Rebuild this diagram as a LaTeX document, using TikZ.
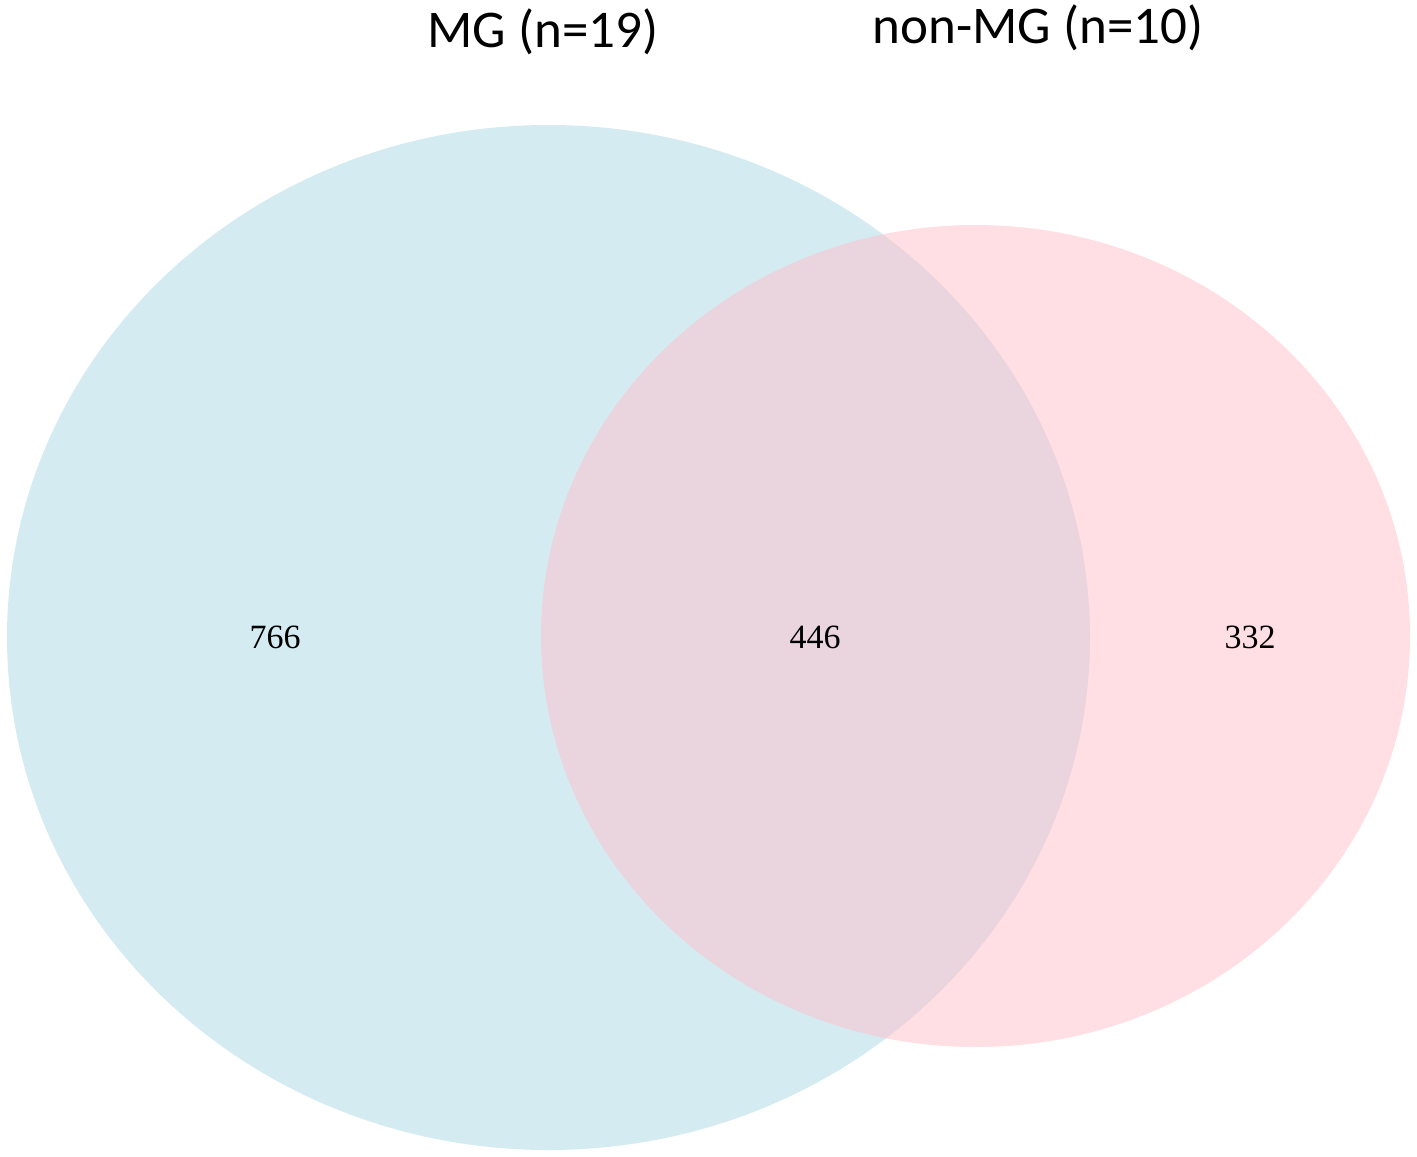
\documentclass[tikz,border=0pt]{standalone}
\usepackage{fontspec}
\setmainfont{Liberation Serif}
\newfontfamily\labfont{Carlito}
\definecolor{mgblue}{RGB}{173,216,230}
\definecolor{nonpink}{RGB}{255,192,203}
\tikzset{
  setfill/.style={fill opacity=0.5, draw=none},
  title/.style={font=\labfont\fontsize{53}{63}\selectfont, anchor=base, inner sep=0pt},
  count/.style={font=\fontsize{34}{40}\selectfont, inner sep=0pt}
}
\begin{document}
\begin{tikzpicture}[x=1pt,y=-1pt]
\useasboundingbox (0,0) rectangle (1417,1157);
\fill[white] (0,0) rectangle (1417,1157);
\fill[mgblue, setfill] (548.5,637.5) ellipse [x radius=541.5, y radius=512.5];
\fill[nonpink, setfill] (975.5,636) ellipse [x radius=434.5, y radius=411];
\node[title] (mg) at (543,47) {MG (n=19)};
\node[title] (nonmg) at (1038,43) {non-MG (n=10)};
\node[count] (a) at (275,637) {766};
\node[count] (b) at (815,637) {446};
\node[count] (c) at (1250,637) {332};
\end{tikzpicture}
\end{document}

== Work instructions ==
Your task is to reproduce all of the material exactly. The pictures stay out.

== In response ==
Rebuild this diagram as a LaTeX document, using TikZ.
\documentclass[tikz,border=0pt]{standalone}
\usepackage{fontspec}
\setmainfont{Liberation Serif}
\newfontfamily\labfont{Carlito}
\definecolor{mgblue}{RGB}{173,216,230}
\definecolor{nonpink}{RGB}{255,192,203}
\tikzset{
  setfill/.style={fill opacity=0.5, draw=none},
  title/.style={font=\labfont\fontsize{53}{63}\selectfont, anchor=base, inner sep=0pt},
  count/.style={font=\fontsize{34}{40}\selectfont, inner sep=0pt}
}
\begin{document}
\begin{tikzpicture}[x=1pt,y=-1pt]
\useasboundingbox (0,0) rectangle (1417,1157);
\fill[white] (0,0) rectangle (1417,1157);
\fill[mgblue, setfill] (548.5,637.5) ellipse [x radius=541.5, y radius=512.5];
\fill[nonpink, setfill] (975.5,636) ellipse [x radius=434.5, y radius=411];
\node[title] (mg) at (543,47) {MG (n=19)};
\node[title] (nonmg) at (1038,43) {non-MG (n=10)};
\node[count] (a) at (275,637) {766};
\node[count] (b) at (815,637) {446};
\node[count] (c) at (1250,637) {332};
\end{tikzpicture}
\end{document}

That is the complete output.